#### Material for this task ####

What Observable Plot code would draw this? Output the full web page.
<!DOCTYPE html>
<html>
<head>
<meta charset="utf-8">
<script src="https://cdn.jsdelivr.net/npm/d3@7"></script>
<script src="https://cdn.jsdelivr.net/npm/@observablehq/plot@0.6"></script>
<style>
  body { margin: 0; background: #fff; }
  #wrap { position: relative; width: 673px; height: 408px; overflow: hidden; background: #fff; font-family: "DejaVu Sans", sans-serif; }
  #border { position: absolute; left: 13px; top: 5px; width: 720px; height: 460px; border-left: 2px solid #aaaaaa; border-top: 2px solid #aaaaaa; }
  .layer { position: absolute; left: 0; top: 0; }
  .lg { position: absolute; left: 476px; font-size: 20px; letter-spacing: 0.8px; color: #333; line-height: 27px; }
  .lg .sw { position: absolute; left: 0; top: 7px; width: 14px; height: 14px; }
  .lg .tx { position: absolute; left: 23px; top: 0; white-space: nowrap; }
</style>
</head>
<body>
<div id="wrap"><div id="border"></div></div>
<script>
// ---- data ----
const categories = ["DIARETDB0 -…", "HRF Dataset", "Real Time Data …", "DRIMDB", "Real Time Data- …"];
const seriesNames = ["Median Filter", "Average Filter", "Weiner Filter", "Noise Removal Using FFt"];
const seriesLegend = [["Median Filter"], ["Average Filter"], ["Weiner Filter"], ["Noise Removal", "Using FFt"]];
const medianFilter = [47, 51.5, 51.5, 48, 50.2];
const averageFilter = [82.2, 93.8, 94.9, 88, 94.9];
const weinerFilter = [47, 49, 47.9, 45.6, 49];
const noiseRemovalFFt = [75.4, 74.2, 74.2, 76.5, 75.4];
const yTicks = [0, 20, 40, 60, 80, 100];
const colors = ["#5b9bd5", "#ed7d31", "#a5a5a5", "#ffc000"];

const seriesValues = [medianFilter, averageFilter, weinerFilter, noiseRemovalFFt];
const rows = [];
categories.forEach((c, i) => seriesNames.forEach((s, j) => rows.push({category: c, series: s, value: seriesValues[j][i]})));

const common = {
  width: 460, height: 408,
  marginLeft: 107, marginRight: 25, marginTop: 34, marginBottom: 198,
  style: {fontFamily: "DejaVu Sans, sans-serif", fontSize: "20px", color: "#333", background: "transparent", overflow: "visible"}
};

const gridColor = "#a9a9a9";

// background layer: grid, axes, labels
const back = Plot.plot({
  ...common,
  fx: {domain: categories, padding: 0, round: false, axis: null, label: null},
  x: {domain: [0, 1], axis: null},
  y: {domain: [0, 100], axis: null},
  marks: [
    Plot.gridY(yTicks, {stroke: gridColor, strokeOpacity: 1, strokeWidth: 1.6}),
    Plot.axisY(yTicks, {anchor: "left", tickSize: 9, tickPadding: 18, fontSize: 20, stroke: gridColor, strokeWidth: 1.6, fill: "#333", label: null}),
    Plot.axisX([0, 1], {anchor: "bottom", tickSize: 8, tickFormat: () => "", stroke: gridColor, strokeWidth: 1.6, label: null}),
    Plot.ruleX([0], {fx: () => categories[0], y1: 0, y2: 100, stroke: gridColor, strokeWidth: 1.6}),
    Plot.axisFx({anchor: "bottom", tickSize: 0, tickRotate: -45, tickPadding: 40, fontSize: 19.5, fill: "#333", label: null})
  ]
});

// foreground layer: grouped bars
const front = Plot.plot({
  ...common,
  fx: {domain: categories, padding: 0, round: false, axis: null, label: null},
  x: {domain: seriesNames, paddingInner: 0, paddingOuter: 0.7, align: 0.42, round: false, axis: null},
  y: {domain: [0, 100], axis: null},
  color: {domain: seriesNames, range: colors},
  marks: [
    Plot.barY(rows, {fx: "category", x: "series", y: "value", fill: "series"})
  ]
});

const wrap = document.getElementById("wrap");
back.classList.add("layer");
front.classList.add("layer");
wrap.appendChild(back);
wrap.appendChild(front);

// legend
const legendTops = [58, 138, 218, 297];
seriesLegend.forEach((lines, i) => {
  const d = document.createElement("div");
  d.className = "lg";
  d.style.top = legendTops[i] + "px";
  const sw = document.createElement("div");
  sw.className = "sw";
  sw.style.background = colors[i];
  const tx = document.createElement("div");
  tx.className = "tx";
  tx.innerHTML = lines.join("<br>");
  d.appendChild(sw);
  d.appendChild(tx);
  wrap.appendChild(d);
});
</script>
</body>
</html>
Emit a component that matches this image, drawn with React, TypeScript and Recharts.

####

• Instruction:
Restate the listing above word for word.

• Task response:
What Observable Plot code would draw this? Output the full web page.
<!DOCTYPE html>
<html>
<head>
<meta charset="utf-8">
<script src="https://cdn.jsdelivr.net/npm/d3@7"></script>
<script src="https://cdn.jsdelivr.net/npm/@observablehq/plot@0.6"></script>
<style>
  body { margin: 0; background: #fff; }
  #wrap { position: relative; width: 673px; height: 408px; overflow: hidden; background: #fff; font-family: "DejaVu Sans", sans-serif; }
  #border { position: absolute; left: 13px; top: 5px; width: 720px; height: 460px; border-left: 2px solid #aaaaaa; border-top: 2px solid #aaaaaa; }
  .layer { position: absolute; left: 0; top: 0; }
  .lg { position: absolute; left: 476px; font-size: 20px; letter-spacing: 0.8px; color: #333; line-height: 27px; }
  .lg .sw { position: absolute; left: 0; top: 7px; width: 14px; height: 14px; }
  .lg .tx { position: absolute; left: 23px; top: 0; white-space: nowrap; }
</style>
</head>
<body>
<div id="wrap"><div id="border"></div></div>
<script>
// ---- data ----
const categories = ["DIARETDB0 -…", "HRF Dataset", "Real Time Data …", "DRIMDB", "Real Time Data- …"];
const seriesNames = ["Median Filter", "Average Filter", "Weiner Filter", "Noise Removal Using FFt"];
const seriesLegend = [["Median Filter"], ["Average Filter"], ["Weiner Filter"], ["Noise Removal", "Using FFt"]];
const medianFilter = [47, 51.5, 51.5, 48, 50.2];
const averageFilter = [82.2, 93.8, 94.9, 88, 94.9];
const weinerFilter = [47, 49, 47.9, 45.6, 49];
const noiseRemovalFFt = [75.4, 74.2, 74.2, 76.5, 75.4];
const yTicks = [0, 20, 40, 60, 80, 100];
const colors = ["#5b9bd5", "#ed7d31", "#a5a5a5", "#ffc000"];

const seriesValues = [medianFilter, averageFilter, weinerFilter, noiseRemovalFFt];
const rows = [];
categories.forEach((c, i) => seriesNames.forEach((s, j) => rows.push({category: c, series: s, value: seriesValues[j][i]})));

const common = {
  width: 460, height: 408,
  marginLeft: 107, marginRight: 25, marginTop: 34, marginBottom: 198,
  style: {fontFamily: "DejaVu Sans, sans-serif", fontSize: "20px", color: "#333", background: "transparent", overflow: "visible"}
};

const gridColor = "#a9a9a9";

// background layer: grid, axes, labels
const back = Plot.plot({
  ...common,
  fx: {domain: categories, padding: 0, round: false, axis: null, label: null},
  x: {domain: [0, 1], axis: null},
  y: {domain: [0, 100], axis: null},
  marks: [
    Plot.gridY(yTicks, {stroke: gridColor, strokeOpacity: 1, strokeWidth: 1.6}),
    Plot.axisY(yTicks, {anchor: "left", tickSize: 9, tickPadding: 18, fontSize: 20, stroke: gridColor, strokeWidth: 1.6, fill: "#333", label: null}),
    Plot.axisX([0, 1], {anchor: "bottom", tickSize: 8, tickFormat: () => "", stroke: gridColor, strokeWidth: 1.6, label: null}),
    Plot.ruleX([0], {fx: () => categories[0], y1: 0, y2: 100, stroke: gridColor, strokeWidth: 1.6}),
    Plot.axisFx({anchor: "bottom", tickSize: 0, tickRotate: -45, tickPadding: 40, fontSize: 19.5, fill: "#333", label: null})
  ]
});

// foreground layer: grouped bars
const front = Plot.plot({
  ...common,
  fx: {domain: categories, padding: 0, round: false, axis: null, label: null},
  x: {domain: seriesNames, paddingInner: 0, paddingOuter: 0.7, align: 0.42, round: false, axis: null},
  y: {domain: [0, 100], axis: null},
  color: {domain: seriesNames, range: colors},
  marks: [
    Plot.barY(rows, {fx: "category", x: "series", y: "value", fill: "series"})
  ]
});

const wrap = document.getElementById("wrap");
back.classList.add("layer");
front.classList.add("layer");
wrap.appendChild(back);
wrap.appendChild(front);

// legend
const legendTops = [58, 138, 218, 297];
seriesLegend.forEach((lines, i) => {
  const d = document.createElement("div");
  d.className = "lg";
  d.style.top = legendTops[i] + "px";
  const sw = document.createElement("div");
  sw.className = "sw";
  sw.style.background = colors[i];
  const tx = document.createElement("div");
  tx.className = "tx";
  tx.innerHTML = lines.join("<br>");
  d.appendChild(sw);
  d.appendChild(tx);
  wrap.appendChild(d);
});
</script>
</body>
</html>
Emit a component that matches this image, drawn with React, TypeScript and Recharts.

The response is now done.